POTENTIAL RENOVATION and updates to the jail are not new ideas.

Plans to expand the jail and add 208 beds at a cost of $13.8 million were brought up and eventually scrapped in fall 2002.

In December that year, an expansion adding 100 beds was priced at $12 million.

Another plan was floated in 2005, when then-Sheriff Jim Dupont proposed a more modest $6.1 million expansion, but it also fizzled.

That plan included a 48-bed minimum security wing at a cost of $3 million, an upgrade of security and electrical systems at a cost of $1 million and other renovations intended to reduce the amount of staff time spent handling prisoners at a cost of $2.1 million.

An entirely new jail also was briefly proposed, but never gained any steam — partially due to its $50 million price tag.

Regardless of any plans for improvements, time has proven that progress on the issue remains slow, as highlighted by a prediction made roughly five years ago by then-Detention Commander Kathy Frame about the possibility of expanding the jail.

“Within the next five years, there will be some sort of movement made,” Frame said.

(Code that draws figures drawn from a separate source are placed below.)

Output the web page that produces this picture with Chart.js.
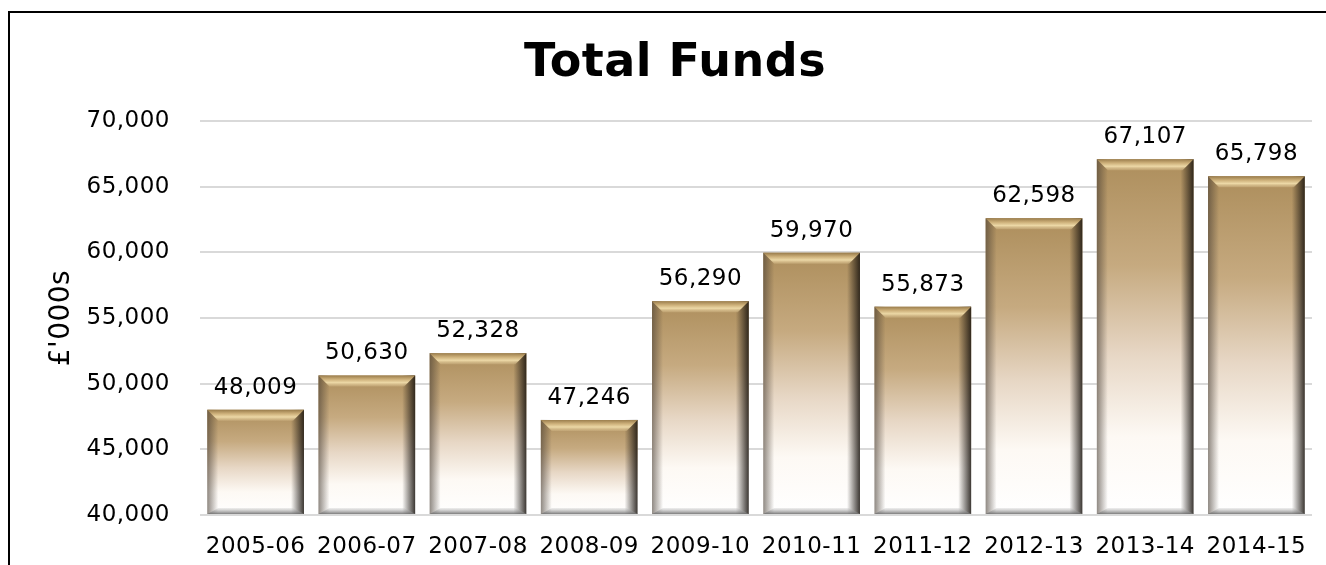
<!DOCTYPE html>
<html>
<head>
<meta charset="utf-8">
<script src="https://cdn.jsdelivr.net/npm/chart.js@4"></script>
<style>
  body { margin: 0; background: #fff; overflow: hidden; }
  .frame {
    position: absolute; left: 8px; top: 11px;
    width: 1400px; height: 600px;
    border: 2px solid #000; box-sizing: border-box;
  }
  #fundsChart { position: absolute; left: 0; top: 0; }
</style>
</head>
<body>
<div class="frame"></div>
<canvas id="fundsChart" width="1350" height="565"></canvas>
<script>
const years = ["2005-06", "2006-07", "2007-08", "2008-09", "2009-10",
  "2010-11", "2011-12", "2012-13", "2013-14", "2014-15"];
const totalFunds = [48009, 50630, 52328, 47246, 56290, 59970, 55873, 62598, 67107, 65798];
const yMin = 40000;
const yMax = 70000;
const yStep = 5000;

const FONT = "'DejaVu Sans', Verdana, sans-serif";

// gold-to-white fill, one gradient per bar
function barFill(context) {
  const chart = context.chart;
  const yScale = chart.scales.y;
  if (!yScale || context.raw === undefined) return "#b5966a";
  const top = yScale.getPixelForValue(context.raw);
  const bottom = yScale.getPixelForValue(yMin);
  if (!isFinite(top) || !isFinite(bottom)) return "#b5966a";
  const g = chart.ctx.createLinearGradient(0, top, 0, bottom);
  g.addColorStop(0, "#ad8e5c");
  g.addColorStop(0.3, "#c6aa80");
  g.addColorStop(0.55, "#e7d7c5");
  g.addColorStop(0.78, "#fdf9f4");
  g.addColorStop(1, "#ffffff");
  return g;
}

// slightly spaced lettering for every label on the canvas
const spacingPlugin = {
  id: "spacing",
  beforeInit(chart) {
    chart.ctx.letterSpacing = "0.5px";
  },
  beforeDraw(chart) {
    chart.ctx.letterSpacing = "0.5px";
  },
};

// bevelled edges and value labels on top of each bar
const bevelPlugin = {
  id: "bevel",
  afterDatasetsDraw(chart) {
    const ctx = chart.ctx;
    const meta = chart.getDatasetMeta(0);
    ctx.save();
    meta.data.forEach((bar, i) => {
      const w = bar.width;
      const left = bar.x - w / 2;
      const right = bar.x + w / 2;
      const top = bar.y;
      const bottom = bar.base;
      const h = bottom - top;
      const bev = 11;

      // left side shade
      let g = ctx.createLinearGradient(left, 0, left + bev, 0);
      g.addColorStop(0, "rgba(70,60,50,0.6)");
      g.addColorStop(1, "rgba(70,60,50,0)");
      ctx.fillStyle = g;
      ctx.fillRect(left, top, bev, h);

      // right side shade
      g = ctx.createLinearGradient(right - bev - 2, 0, right, 0);
      g.addColorStop(0, "rgba(25,20,15,0)");
      g.addColorStop(1, "rgba(25,20,15,0.85)");
      ctx.fillStyle = g;
      ctx.fillRect(right - bev - 2, top, bev + 2, h);

      // top bevel with highlight
      ctx.beginPath();
      ctx.moveTo(left, top);
      ctx.lineTo(right, top);
      ctx.lineTo(right - bev, top + bev);
      ctx.lineTo(left + bev, top + bev);
      ctx.closePath();
      g = ctx.createLinearGradient(0, top, 0, top + bev);
      g.addColorStop(0, "#9a7d4c");
      g.addColorStop(0.35, "#cdb07a");
      g.addColorStop(0.65, "#ecd8a6");
      g.addColorStop(1, "rgba(205,178,130,0.5)");
      ctx.fillStyle = g;
      ctx.fill();

      // bottom bevel
      const bb = 6;
      ctx.beginPath();
      ctx.moveTo(left, bottom);
      ctx.lineTo(right, bottom);
      ctx.lineTo(right - bev, bottom - bb);
      ctx.lineTo(left + bev, bottom - bb);
      ctx.closePath();
      g = ctx.createLinearGradient(0, bottom - bb, 0, bottom);
      g.addColorStop(0, "rgba(200,200,200,0.3)");
      g.addColorStop(1, "rgba(110,110,110,0.9)");
      ctx.fillStyle = g;
      ctx.fill();

      // value label
      ctx.fillStyle = "#000";
      ctx.font = "23px " + FONT;
      ctx.textAlign = "center";
      ctx.textBaseline = "alphabetic";
      ctx.fillText(totalFunds[i].toLocaleString("en-US"), bar.x, top - 16);
    });
    ctx.restore();
  },
};

new Chart(document.getElementById("fundsChart"), {
  type: "bar",
  data: {
    labels: years,
    datasets: [
      {
        label: "Total Funds",
        data: totalFunds,
        base: yMin,
        backgroundColor: barFill,
        borderWidth: 0,
        categoryPercentage: 1,
        barPercentage: 0.87,
      },
    ],
  },
  plugins: [spacingPlugin, bevelPlugin],
  options: {
    responsive: false,
    animation: false,
    layout: {
      padding: { left: 38, right: 38, top: 0, bottom: 0 },
    },
    plugins: {
      legend: { display: false },
      tooltip: { enabled: false },
      title: {
        display: true,
        text: "Total Funds",
        color: "#000",
        font: { family: FONT, size: 46, weight: "bold" },
        padding: { top: 36, bottom: 30 },
      },
    },
    scales: {
      x: {
        grid: { display: false, drawTicks: false },
        border: { display: false },
        ticks: {
          color: "#000",
          padding: 18,
          maxRotation: 0,
          font: { family: FONT, size: 23 },
        },
        afterFit(scale) {
          scale.height = 50;
        },
      },
      y: {
        min: yMin,
        max: yMax,
        grid: { color: "#d9d9d9", lineWidth: 2, drawTicks: false },
        border: { display: false },
        ticks: {
          stepSize: yStep,
          color: "#000",
          padding: 30,
          font: { family: FONT, size: 23 },
          callback: (v) => v.toLocaleString("en-US"),
        },
        title: {
          display: true,
          text: "£'000s",
          color: "#000",
          font: { family: FONT, size: 28 },
          padding: { top: 7, bottom: 0 },
        },
        afterFit(scale) {
          scale.width = 162;
        },
      },
    },
  },
});
</script>
</body>
</html>
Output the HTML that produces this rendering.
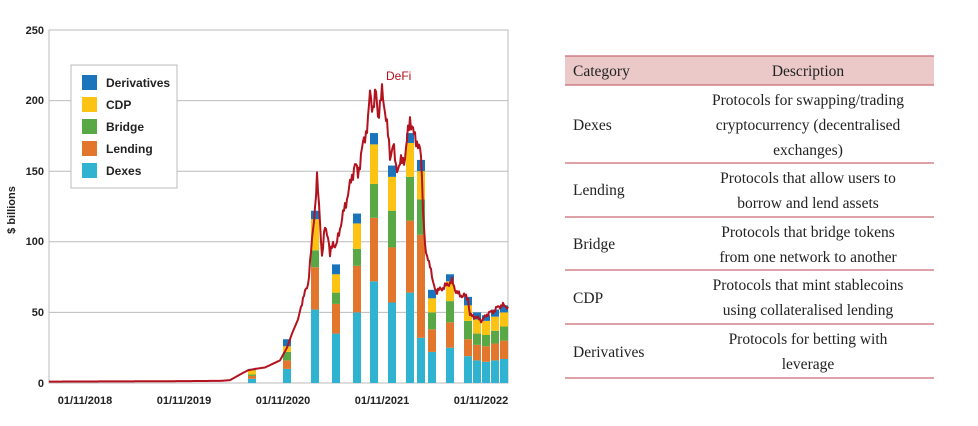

It is because of resistance to past efforts and an understanding of the current economic environment, as well as a healthy dose of realism, that Curry and Smith have pushed the use of the jail and its equipment as far as they have without updates.

“We’re very cognizant of the economy,” Smith said. “We don’t want to put the Sheriff’s Office in the position of asking for money unless we can show a return on what we’ve got.”

Curry offered a similar sentiment.

“I think it’s also very important to be a good steward of the tax dollars and not ask for pie-in-the-sky things,” Curry said.